## SOURCE DATA

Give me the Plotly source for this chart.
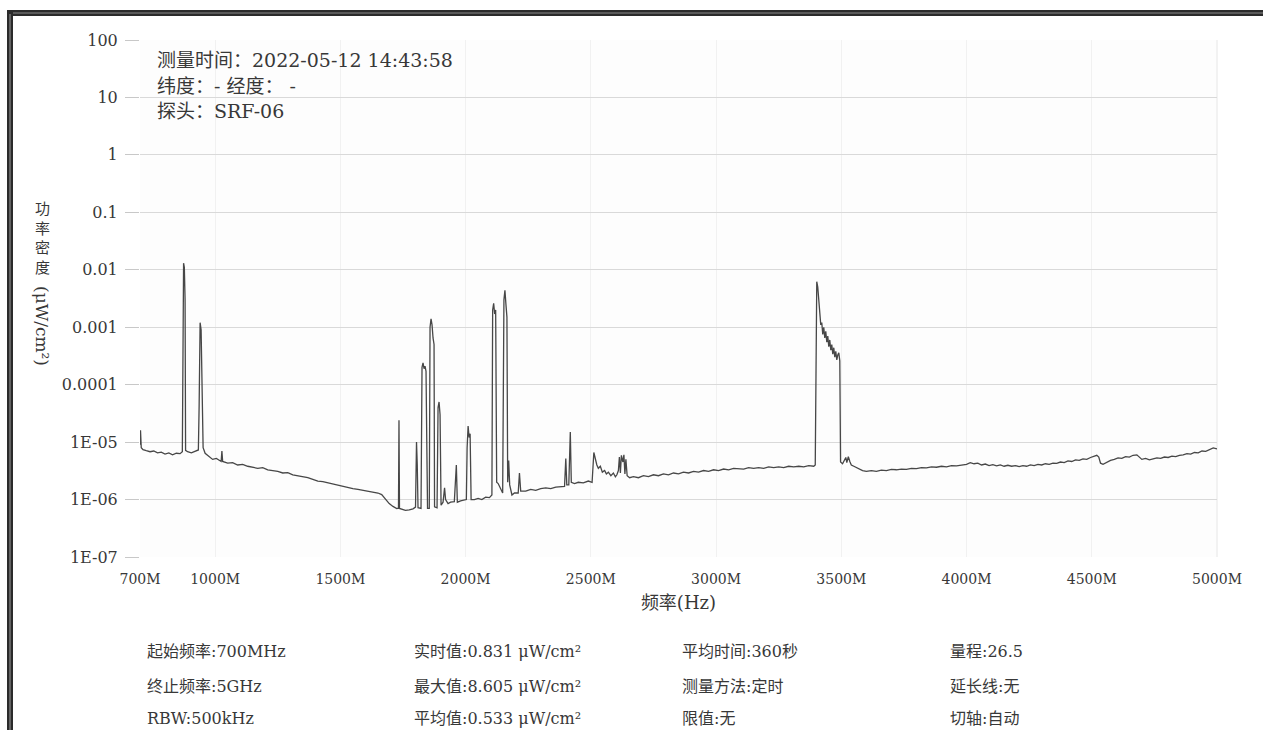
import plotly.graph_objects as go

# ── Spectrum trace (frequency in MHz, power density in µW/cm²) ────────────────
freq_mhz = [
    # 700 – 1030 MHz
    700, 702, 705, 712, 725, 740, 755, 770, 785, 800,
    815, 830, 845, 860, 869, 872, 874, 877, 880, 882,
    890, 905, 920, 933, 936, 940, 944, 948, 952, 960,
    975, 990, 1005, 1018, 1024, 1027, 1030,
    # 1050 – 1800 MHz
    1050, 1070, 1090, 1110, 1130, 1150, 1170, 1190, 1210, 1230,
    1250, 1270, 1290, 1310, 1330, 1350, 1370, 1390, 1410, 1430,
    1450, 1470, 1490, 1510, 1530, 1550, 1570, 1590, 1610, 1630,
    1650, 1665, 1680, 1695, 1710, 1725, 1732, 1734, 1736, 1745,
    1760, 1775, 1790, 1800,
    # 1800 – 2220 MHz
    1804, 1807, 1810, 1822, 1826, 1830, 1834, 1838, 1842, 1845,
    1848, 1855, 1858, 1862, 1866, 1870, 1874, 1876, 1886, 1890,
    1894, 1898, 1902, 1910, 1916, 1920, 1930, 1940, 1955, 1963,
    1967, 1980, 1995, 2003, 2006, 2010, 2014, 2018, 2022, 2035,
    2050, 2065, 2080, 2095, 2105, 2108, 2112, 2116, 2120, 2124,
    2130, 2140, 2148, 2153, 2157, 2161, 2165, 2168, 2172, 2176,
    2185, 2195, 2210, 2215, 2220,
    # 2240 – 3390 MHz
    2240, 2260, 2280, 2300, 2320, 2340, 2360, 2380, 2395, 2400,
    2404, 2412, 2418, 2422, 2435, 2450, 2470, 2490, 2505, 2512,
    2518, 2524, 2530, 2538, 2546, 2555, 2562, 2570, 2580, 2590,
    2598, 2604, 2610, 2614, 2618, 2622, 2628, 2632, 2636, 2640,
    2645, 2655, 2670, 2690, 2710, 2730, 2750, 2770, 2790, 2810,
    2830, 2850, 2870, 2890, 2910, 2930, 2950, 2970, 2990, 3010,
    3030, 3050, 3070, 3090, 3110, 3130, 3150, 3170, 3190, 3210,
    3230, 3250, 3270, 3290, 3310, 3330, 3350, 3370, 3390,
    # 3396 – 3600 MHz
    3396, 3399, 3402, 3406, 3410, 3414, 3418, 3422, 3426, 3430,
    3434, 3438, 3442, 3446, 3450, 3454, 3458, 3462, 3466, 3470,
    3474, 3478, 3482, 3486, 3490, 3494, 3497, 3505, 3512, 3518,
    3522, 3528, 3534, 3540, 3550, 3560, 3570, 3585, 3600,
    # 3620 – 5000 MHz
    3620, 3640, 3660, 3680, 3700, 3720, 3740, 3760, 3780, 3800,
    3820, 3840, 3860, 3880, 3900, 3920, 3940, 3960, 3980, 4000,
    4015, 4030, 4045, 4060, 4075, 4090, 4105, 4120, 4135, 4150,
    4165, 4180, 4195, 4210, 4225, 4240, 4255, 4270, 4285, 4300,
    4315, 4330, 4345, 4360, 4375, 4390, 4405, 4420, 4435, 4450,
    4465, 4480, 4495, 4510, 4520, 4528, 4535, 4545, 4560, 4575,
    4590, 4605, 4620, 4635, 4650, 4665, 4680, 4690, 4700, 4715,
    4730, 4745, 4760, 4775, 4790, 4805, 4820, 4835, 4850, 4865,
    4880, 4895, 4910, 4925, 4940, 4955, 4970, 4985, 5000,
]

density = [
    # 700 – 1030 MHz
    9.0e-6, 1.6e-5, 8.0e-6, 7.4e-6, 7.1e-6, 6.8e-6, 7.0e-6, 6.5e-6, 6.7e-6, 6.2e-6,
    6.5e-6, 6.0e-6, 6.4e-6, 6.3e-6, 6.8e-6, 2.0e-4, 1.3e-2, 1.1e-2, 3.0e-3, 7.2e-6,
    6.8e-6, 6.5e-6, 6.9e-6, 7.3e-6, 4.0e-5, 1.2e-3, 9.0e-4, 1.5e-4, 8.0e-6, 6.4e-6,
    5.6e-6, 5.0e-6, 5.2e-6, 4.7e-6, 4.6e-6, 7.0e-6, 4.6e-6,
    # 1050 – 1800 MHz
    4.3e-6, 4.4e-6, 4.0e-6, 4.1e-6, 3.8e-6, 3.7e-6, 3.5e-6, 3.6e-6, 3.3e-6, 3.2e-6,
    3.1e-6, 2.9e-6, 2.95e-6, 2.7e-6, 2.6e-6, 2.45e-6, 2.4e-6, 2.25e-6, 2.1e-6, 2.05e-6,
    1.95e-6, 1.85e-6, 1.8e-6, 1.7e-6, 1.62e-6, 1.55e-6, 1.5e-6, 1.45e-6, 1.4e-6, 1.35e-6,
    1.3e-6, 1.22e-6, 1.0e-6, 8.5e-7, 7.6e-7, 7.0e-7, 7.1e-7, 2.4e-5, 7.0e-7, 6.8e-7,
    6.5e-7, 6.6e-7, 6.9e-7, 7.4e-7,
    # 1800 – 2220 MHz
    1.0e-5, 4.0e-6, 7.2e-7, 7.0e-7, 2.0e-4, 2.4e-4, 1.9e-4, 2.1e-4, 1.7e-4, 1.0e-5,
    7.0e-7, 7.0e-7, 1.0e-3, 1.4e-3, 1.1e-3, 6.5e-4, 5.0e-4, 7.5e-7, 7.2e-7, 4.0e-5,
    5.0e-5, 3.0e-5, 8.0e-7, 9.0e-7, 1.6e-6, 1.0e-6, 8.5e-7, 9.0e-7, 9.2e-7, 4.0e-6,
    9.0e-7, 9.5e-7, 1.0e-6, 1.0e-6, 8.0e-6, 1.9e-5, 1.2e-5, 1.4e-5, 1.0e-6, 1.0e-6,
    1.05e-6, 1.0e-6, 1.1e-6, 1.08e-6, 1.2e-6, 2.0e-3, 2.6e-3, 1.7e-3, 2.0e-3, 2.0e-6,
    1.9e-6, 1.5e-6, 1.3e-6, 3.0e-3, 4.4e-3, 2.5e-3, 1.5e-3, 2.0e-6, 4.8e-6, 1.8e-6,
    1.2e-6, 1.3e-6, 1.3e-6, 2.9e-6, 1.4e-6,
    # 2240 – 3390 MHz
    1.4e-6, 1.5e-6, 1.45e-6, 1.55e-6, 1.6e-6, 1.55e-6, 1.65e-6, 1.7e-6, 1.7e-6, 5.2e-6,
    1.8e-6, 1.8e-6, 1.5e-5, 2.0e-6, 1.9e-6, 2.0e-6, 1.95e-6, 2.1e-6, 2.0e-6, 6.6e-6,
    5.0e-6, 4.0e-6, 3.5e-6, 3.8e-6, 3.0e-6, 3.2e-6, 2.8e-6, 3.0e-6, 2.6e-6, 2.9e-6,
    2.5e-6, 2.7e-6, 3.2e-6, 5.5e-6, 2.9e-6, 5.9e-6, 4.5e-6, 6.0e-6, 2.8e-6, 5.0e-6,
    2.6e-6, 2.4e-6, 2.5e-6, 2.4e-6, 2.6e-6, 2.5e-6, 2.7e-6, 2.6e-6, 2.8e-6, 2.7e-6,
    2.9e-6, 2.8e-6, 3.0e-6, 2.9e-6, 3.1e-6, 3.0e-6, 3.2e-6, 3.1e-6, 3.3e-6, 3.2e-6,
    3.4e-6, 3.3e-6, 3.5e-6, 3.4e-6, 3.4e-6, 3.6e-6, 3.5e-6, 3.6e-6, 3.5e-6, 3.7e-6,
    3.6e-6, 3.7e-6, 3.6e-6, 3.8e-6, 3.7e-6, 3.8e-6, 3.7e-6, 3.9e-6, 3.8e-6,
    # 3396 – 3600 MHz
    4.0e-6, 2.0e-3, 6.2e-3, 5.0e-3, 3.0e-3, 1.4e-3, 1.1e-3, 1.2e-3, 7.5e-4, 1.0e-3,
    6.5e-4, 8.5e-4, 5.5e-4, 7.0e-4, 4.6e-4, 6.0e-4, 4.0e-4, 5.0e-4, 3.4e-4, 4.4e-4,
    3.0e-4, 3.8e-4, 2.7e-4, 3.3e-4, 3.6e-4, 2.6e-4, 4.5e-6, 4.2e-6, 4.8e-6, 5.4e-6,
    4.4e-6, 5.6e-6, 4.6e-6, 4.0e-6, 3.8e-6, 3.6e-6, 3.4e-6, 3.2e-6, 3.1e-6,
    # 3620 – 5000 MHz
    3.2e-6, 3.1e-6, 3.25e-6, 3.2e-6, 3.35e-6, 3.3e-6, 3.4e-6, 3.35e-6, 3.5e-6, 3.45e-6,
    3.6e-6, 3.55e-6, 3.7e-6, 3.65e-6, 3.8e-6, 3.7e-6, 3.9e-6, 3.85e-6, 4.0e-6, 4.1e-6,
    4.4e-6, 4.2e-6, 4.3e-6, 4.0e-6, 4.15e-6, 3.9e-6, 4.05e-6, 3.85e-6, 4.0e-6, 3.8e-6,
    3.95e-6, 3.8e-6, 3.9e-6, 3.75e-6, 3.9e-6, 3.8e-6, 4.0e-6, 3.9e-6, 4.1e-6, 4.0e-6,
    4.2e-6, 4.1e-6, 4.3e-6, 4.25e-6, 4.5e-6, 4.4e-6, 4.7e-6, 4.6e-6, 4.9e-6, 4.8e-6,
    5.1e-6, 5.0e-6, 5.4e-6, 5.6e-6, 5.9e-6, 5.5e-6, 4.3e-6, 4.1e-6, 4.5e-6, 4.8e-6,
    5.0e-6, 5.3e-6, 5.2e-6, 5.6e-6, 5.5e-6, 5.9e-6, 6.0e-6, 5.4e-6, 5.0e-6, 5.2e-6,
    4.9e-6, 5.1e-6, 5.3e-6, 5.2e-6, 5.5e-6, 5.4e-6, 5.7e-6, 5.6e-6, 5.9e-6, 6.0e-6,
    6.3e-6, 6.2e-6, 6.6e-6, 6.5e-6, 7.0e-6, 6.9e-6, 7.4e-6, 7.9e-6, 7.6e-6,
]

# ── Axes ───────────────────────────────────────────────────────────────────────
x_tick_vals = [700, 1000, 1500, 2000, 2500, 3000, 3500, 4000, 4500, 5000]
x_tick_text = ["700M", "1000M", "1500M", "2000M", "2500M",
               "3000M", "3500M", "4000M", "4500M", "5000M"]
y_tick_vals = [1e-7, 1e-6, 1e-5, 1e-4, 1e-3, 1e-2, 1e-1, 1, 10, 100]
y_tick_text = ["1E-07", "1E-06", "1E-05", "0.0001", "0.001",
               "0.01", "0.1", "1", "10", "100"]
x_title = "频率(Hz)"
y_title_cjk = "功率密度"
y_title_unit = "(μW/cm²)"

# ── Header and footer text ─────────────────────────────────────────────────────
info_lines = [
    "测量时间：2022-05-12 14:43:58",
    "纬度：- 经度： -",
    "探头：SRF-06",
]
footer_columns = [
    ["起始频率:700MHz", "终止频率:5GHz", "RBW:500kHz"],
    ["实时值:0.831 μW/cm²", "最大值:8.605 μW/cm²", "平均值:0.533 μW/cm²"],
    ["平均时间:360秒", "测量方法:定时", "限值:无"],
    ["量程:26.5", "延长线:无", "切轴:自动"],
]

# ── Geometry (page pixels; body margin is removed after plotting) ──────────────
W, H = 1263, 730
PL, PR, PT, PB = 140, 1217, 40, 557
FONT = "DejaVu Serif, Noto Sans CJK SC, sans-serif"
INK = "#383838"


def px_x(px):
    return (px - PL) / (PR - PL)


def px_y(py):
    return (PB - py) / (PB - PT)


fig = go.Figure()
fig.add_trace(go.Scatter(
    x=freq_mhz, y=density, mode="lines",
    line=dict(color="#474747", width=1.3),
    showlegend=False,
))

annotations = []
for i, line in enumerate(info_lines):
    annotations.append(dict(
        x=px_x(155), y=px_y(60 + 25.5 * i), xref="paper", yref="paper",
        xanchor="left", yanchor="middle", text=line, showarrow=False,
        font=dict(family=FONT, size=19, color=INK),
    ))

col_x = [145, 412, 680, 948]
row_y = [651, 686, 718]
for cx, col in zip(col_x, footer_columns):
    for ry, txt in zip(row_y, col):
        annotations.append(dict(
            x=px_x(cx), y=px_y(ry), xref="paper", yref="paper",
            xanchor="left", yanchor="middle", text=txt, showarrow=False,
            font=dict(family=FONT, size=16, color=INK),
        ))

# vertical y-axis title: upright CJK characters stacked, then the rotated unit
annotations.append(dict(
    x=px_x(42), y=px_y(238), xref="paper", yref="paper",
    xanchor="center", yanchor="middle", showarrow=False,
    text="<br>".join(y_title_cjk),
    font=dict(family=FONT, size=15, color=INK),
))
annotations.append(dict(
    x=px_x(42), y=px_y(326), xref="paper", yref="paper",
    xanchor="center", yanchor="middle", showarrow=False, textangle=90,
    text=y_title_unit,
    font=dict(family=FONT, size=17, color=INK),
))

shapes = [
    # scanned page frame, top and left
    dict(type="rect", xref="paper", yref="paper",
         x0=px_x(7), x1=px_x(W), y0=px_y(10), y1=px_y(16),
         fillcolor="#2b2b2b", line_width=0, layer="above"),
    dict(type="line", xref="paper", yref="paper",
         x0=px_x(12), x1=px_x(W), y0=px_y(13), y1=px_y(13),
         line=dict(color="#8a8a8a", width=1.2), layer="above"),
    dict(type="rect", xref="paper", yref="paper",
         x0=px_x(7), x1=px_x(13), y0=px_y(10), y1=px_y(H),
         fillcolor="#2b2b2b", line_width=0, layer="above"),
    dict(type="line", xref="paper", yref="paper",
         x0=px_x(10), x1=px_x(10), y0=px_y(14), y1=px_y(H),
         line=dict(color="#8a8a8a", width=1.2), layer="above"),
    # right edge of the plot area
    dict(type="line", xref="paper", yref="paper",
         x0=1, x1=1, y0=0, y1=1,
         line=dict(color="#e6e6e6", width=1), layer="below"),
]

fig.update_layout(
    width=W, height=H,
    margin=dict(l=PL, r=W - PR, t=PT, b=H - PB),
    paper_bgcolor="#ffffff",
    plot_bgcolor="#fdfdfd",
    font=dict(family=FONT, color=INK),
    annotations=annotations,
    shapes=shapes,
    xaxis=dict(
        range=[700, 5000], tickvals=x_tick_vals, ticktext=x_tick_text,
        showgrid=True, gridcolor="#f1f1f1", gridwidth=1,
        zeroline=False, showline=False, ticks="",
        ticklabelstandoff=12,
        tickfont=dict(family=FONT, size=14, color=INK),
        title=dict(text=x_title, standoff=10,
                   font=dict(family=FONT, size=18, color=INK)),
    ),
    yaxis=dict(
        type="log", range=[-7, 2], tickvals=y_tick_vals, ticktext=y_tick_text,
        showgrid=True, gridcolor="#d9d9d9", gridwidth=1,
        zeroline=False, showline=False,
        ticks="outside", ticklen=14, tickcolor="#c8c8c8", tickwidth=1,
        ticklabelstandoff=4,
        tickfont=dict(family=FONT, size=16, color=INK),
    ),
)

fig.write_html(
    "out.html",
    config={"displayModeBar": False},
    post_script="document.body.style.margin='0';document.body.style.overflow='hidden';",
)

## SHORT PROBLEM
Leave out the pictures and repeat the lines from the start of the material through the line with "import plotly.graph_objects as go", inclusive.

## RESULT BELOW
Give me the Plotly source for this chart.
import plotly.graph_objects as go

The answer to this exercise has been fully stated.